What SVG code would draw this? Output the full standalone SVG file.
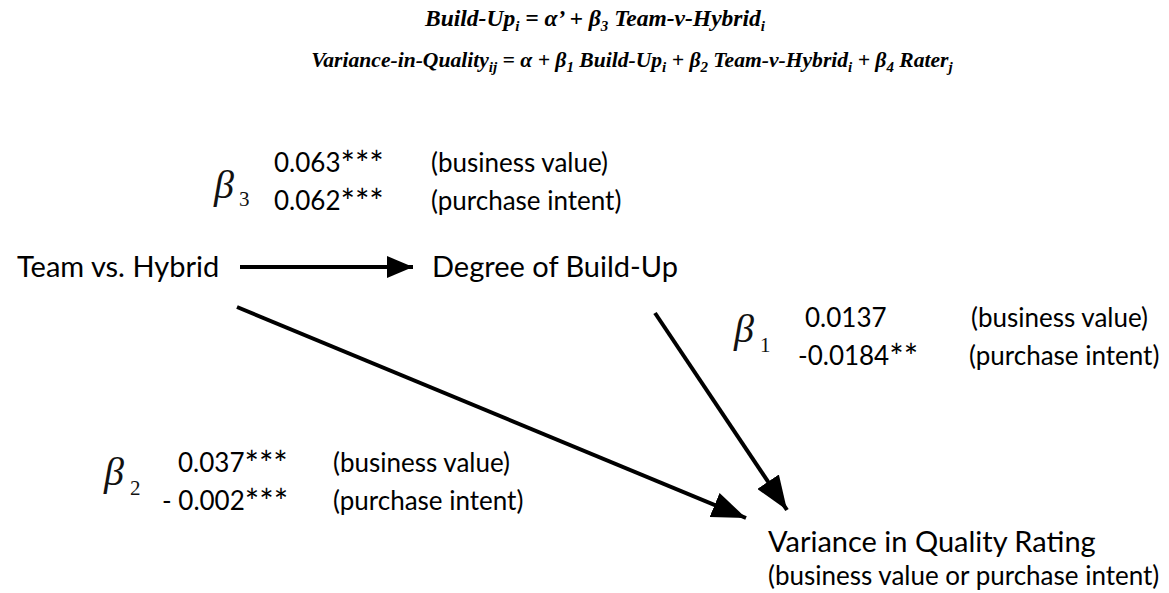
<svg xmlns="http://www.w3.org/2000/svg" width="1169" height="593" viewBox="0 0 1169 593">
<style>
.eq{font-family:"Liberation Serif",serif;font-weight:bold;font-style:italic;fill:#000}
.s{font-size:15px}
.lbl{font-family:Lato,"Noto Sans",sans-serif;font-size:29px;fill:#000}
.val{font-family:Lato,"Noto Sans",sans-serif;font-size:26px;fill:#000}
.ast{font-size:34px}
.beta{font-family:"Liberation Serif",serif;font-style:italic;font-size:40px;fill:#111}
.sub{font-family:"Liberation Serif",serif;font-size:21px;fill:#111}
.edge{stroke:#000;stroke-width:4;fill:none}
</style>
<defs>
<marker id="ah" markerUnits="userSpaceOnUse" viewBox="0 0 26 22" refX="26" refY="11" markerWidth="26" markerHeight="22" orient="auto">
<path d="M0,0 L26,11 L0,22 Z" fill="#000"/>
</marker>
<marker id="ahd" markerUnits="userSpaceOnUse" viewBox="0 0 34 26" refX="34" refY="13" markerWidth="34" markerHeight="26" orient="auto">
<path d="M0,0 L34,13 L0,26 Z" fill="#000"/>
</marker>
</defs>
<g id="equations">
<text class="eq" x="595" y="26" font-size="23.5" text-anchor="middle">Build-Up<tspan class="s" dy="5">i</tspan><tspan dy="-5"> = α’ + β</tspan><tspan class="s" dy="5">3</tspan><tspan dy="-5"> Team-v-Hybrid</tspan><tspan class="s" dy="5">i</tspan></text>
<text class="eq" x="632" y="67" font-size="21.6" text-anchor="middle">Variance-in-Quality<tspan class="s" dy="5">ij</tspan><tspan dy="-5"> = α + β</tspan><tspan class="s" dy="5">1</tspan><tspan dy="-5"> Build-Up</tspan><tspan class="s" dy="5">i</tspan><tspan dy="-5"> + β</tspan><tspan class="s" dy="5">2</tspan><tspan dy="-5"> Team-v-Hybrid</tspan><tspan class="s" dy="5">i</tspan><tspan dy="-5"> + β</tspan><tspan class="s" dy="5">4</tspan><tspan dy="-5"> Rater</tspan><tspan class="s" dy="5">j</tspan></text>
</g>
<g id="connectors">
<line class="edge" x1="240" y1="267" x2="413" y2="267" marker-end="url(#ah)"/>
<line class="edge" x1="237" y1="307" x2="746" y2="518" marker-end="url(#ahd)"/>
<line class="edge" x1="655" y1="313" x2="787" y2="510" marker-end="url(#ahd)"/>
</g>
<g id="team">
<text class="lbl" x="17" y="277">Team vs. Hybrid</text>
</g>
<g id="buildup">
<text class="lbl" x="432" y="277">Degree of Build-Up</text>
</g>
<g id="variance">
<text class="lbl" x="768" y="552">Variance in Quality Rating</text>
<text class="val" x="768" y="585">(business value or purchase intent)</text>
</g>
<g id="beta3">
<text class="beta" x="214" y="198">β</text><text class="sub" x="239" y="206">3</text>
<text class="val" x="274" y="172">0.063<tspan class="ast" dy="4">***</tspan></text>
<text class="val" x="431" y="172">(business value)</text>
<text class="val" x="274" y="210">0.062<tspan class="ast" dy="4">***</tspan></text>
<text class="val" x="431" y="210">(purchase intent)</text>
</g>
<g id="beta1">
<text class="beta" x="734" y="342">β</text><text class="sub" x="760" y="352">1</text>
<text class="val" x="805" y="327">0.0137</text>
<text class="val" x="971" y="327">(business value)</text>
<text class="val" x="798" y="365">-0.0184<tspan class="ast" dy="4">**</tspan></text>
<text class="val" x="969" y="365">(purchase intent)</text>
</g>
<g id="beta2">
<text class="beta" x="104" y="485">β</text><text class="sub" x="130" y="495">2</text>
<text class="val" x="178" y="472">0.037<tspan class="ast" dy="4">***</tspan></text>
<text class="val" x="333" y="472">(business value)</text>
<text class="val" x="162" y="510">- 0.002<tspan class="ast" dy="4">***</tspan></text>
<text class="val" x="333" y="510">(purchase intent)</text>
</g>
</svg>
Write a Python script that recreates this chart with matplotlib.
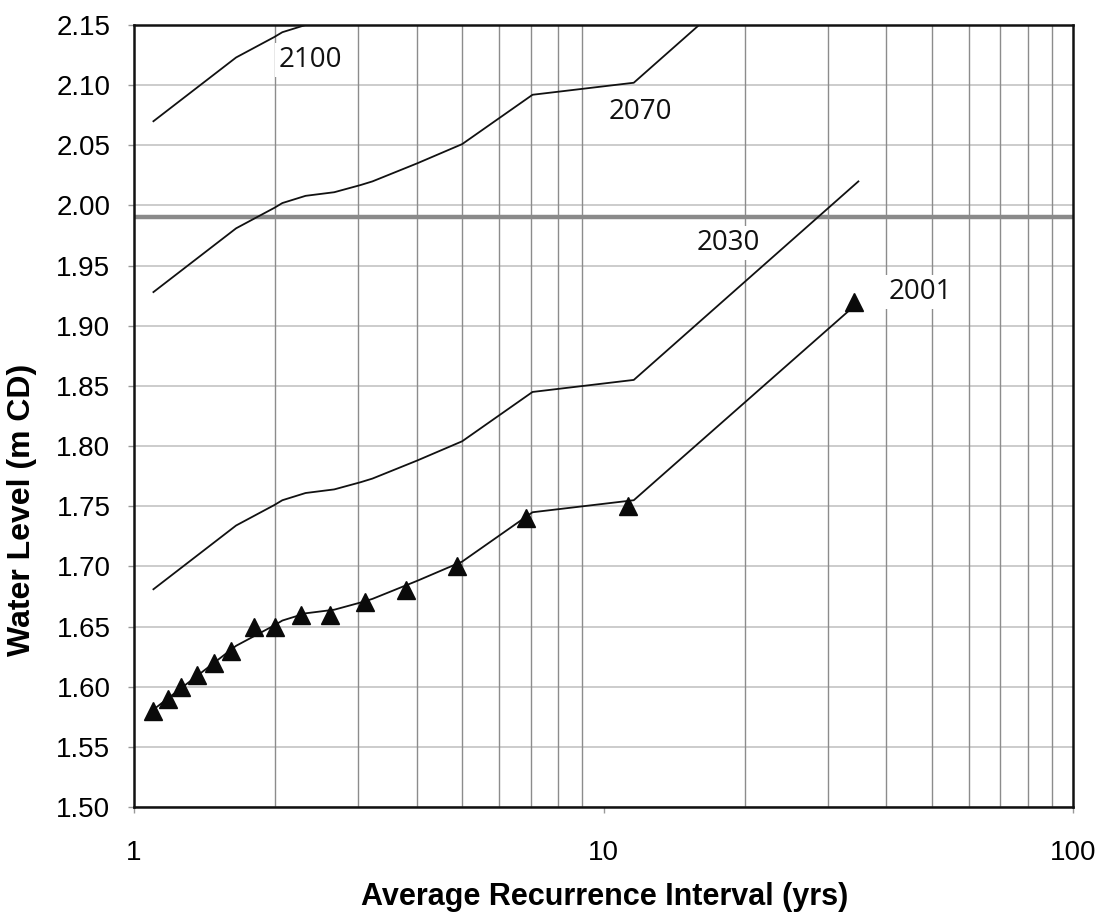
==*==
**Exercise requirements**
Each line of the material must be retyped exactly, except that images are omitted.

**Solution to this task**
What SVG code would draw this? Output the full standalone SVG file.
<svg xmlns="http://www.w3.org/2000/svg" width="1169" height="593" viewBox="0 0 1169 593">
<style>
.eq{font-family:"Liberation Serif",serif;font-weight:bold;font-style:italic;fill:#000}
.s{font-size:15px}
.lbl{font-family:Lato,"Noto Sans",sans-serif;font-size:29px;fill:#000}
.val{font-family:Lato,"Noto Sans",sans-serif;font-size:26px;fill:#000}
.ast{font-size:34px}
.beta{font-family:"Liberation Serif",serif;font-style:italic;font-size:40px;fill:#111}
.sub{font-family:"Liberation Serif",serif;font-size:21px;fill:#111}
.edge{stroke:#000;stroke-width:4;fill:none}
</style>
<defs>
<marker id="ah" markerUnits="userSpaceOnUse" viewBox="0 0 26 22" refX="26" refY="11" markerWidth="26" markerHeight="22" orient="auto">
<path d="M0,0 L26,11 L0,22 Z" fill="#000"/>
</marker>
<marker id="ahd" markerUnits="userSpaceOnUse" viewBox="0 0 34 26" refX="34" refY="13" markerWidth="34" markerHeight="26" orient="auto">
<path d="M0,0 L34,13 L0,26 Z" fill="#000"/>
</marker>
</defs>
<g id="equations">
<text class="eq" x="595" y="26" font-size="23.5" text-anchor="middle">Build-Up<tspan class="s" dy="5">i</tspan><tspan dy="-5"> = α’ + β</tspan><tspan class="s" dy="5">3</tspan><tspan dy="-5"> Team-v-Hybrid</tspan><tspan class="s" dy="5">i</tspan></text>
<text class="eq" x="632" y="67" font-size="21.6" text-anchor="middle">Variance-in-Quality<tspan class="s" dy="5">ij</tspan><tspan dy="-5"> = α + β</tspan><tspan class="s" dy="5">1</tspan><tspan dy="-5"> Build-Up</tspan><tspan class="s" dy="5">i</tspan><tspan dy="-5"> + β</tspan><tspan class="s" dy="5">2</tspan><tspan dy="-5"> Team-v-Hybrid</tspan><tspan class="s" dy="5">i</tspan><tspan dy="-5"> + β</tspan><tspan class="s" dy="5">4</tspan><tspan dy="-5"> Rater</tspan><tspan class="s" dy="5">j</tspan></text>
</g>
<g id="connectors">
<line class="edge" x1="240" y1="267" x2="413" y2="267" marker-end="url(#ah)"/>
<line class="edge" x1="237" y1="307" x2="746" y2="518" marker-end="url(#ahd)"/>
<line class="edge" x1="655" y1="313" x2="787" y2="510" marker-end="url(#ahd)"/>
</g>
<g id="team">
<text class="lbl" x="17" y="277">Team vs. Hybrid</text>
</g>
<g id="buildup">
<text class="lbl" x="432" y="277">Degree of Build-Up</text>
</g>
<g id="variance">
<text class="lbl" x="768" y="552">Variance in Quality Rating</text>
<text class="val" x="768" y="585">(business value or purchase intent)</text>
</g>
<g id="beta3">
<text class="beta" x="214" y="198">β</text><text class="sub" x="239" y="206">3</text>
<text class="val" x="274" y="172">0.063<tspan class="ast" dy="4">***</tspan></text>
<text class="val" x="431" y="172">(business value)</text>
<text class="val" x="274" y="210">0.062<tspan class="ast" dy="4">***</tspan></text>
<text class="val" x="431" y="210">(purchase intent)</text>
</g>
<g id="beta1">
<text class="beta" x="734" y="342">β</text><text class="sub" x="760" y="352">1</text>
<text class="val" x="805" y="327">0.0137</text>
<text class="val" x="971" y="327">(business value)</text>
<text class="val" x="798" y="365">-0.0184<tspan class="ast" dy="4">**</tspan></text>
<text class="val" x="969" y="365">(purchase intent)</text>
</g>
<g id="beta2">
<text class="beta" x="104" y="485">β</text><text class="sub" x="130" y="495">2</text>
<text class="val" x="178" y="472">0.037<tspan class="ast" dy="4">***</tspan></text>
<text class="val" x="333" y="472">(business value)</text>
<text class="val" x="162" y="510">- 0.002<tspan class="ast" dy="4">***</tspan></text>
<text class="val" x="333" y="510">(purchase intent)</text>
</g>
</svg>
Write a Python script that recreates this chart with matplotlib.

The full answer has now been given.